ステップ2:ライフプランの優先順位をご主人様と相談しましょう

「庭付きの一戸建てで家庭菜園を楽しみ、子供達とペットを慈しみながら年1回は海外旅行に行きたい」というのが竹下さんの希望するライフプランのおおよそです。理想が1つでも多く現実になるように努力していかれるわけですが、中々思うようにいかないのが人生です。実現したい夢の優先順位を整理することが、マネープランを立てる第一歩です。
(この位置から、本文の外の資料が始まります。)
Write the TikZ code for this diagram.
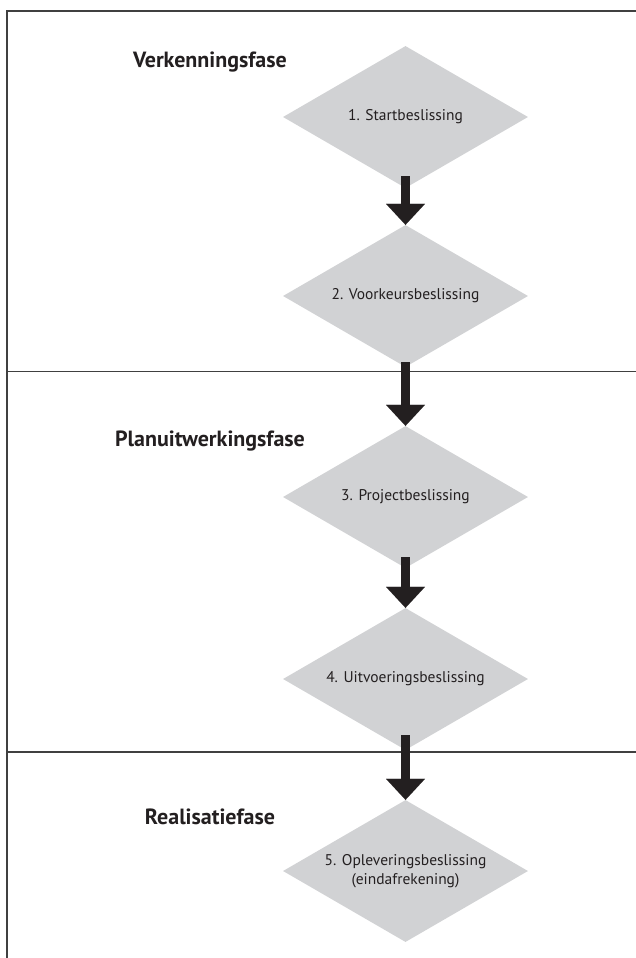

ステップ3:ご主人の収入で基礎的な生活費をカバーしていく

毎月の支出が落ち着いてきたら、予算を立てて支出し、見直していくというプロセスが家計管理の基本です。これから出産→退職→再就職と生活環境が変わる中で、家計運営をしていくには、ご主人の収入で基礎的な生活費をカバーしていくことが大切です。「基礎生活費+ライフプランの中で優先順位の高い夢の実現にかかる支出」は、ご主人の収入の中でまかなうようにして、奥様の収入は貯蓄や生活のゆとりを実現する支出にあてましょう。2人世帯の標準生計費の金額や支出割合を参考に予算プランを考えてみましょう。

チェック!2人世帯の標準生計費(2003年4月)

チェック!生活環境の変化に対応するための家計運営のコツ

ステップ4:住宅取得のプランニング

4500万円の住宅を買うには諸経費(ローンの経費・税金・引越し・家具購入ほか)を含めて4700~4800万円必要になります。奥様が今後退職するかもしれないので、竹下家の借り入れ適正金額は2500~2800万円ほど。またローンを組む時には、すぐ引き出せる預金(病気やケガに備えて/手取り月収の半年~1年分ほど)を残しておく必要もあります。

以上を考えると、頭金を用意するには、奥様の手取り収入をすべて貯めても3~4年かかる計算です(ご両親からの援助500万円を考慮)。「出産は住宅の頭金を貯めてから」or「住宅の希望価格を下げる」などライフプランを見直す必要があります。「毎年海外旅行に行く」「車を買う」という夢を実現していくと、出産は更に先延ばしする必要もありそうです。ステップ2(ライフプランの優先順位を考える)の重要性を改めてご理解いただけると思います。

また竹下さんの場合、住宅の取得は数年以内です。ですから住宅の頭金用のお金は運用するべきではありません。「運用に失敗したから一戸建ては諦めてマンションを買う」ということにでもなったら、一生後悔することになります。資金の運用は「余裕資金で」が鉄則です。

ステップ5:老後に備えて運用の勉強を

日銀の調査によると2000年に比べて貯蓄が増えているのは、20代と70代(~)の2つの年代のみです。また20代は有価証券で運用している割合の平均が約20.6%と、どの年代より高くなっています。バブルの崩壊以後に青春期を過ごし消費が堅実な上に、これからは年金がアテにならないという認識が強いため、貯蓄に励み運用にも積極的な世代だといえるのではないでしょうか。

そんな20代・竹下さんの「運用にチャレンジしてみたい」という姿勢には大賛成です。ただし住宅の頭金ではなく、老後用のお金を殖やすためにトライしてみましょう。まずは「勉強」と考え、50~100万円ではじめてみてはいかがでしょうか。ライフプランの優先順位を考えてから、金額・商品を検討していくといいでしょう。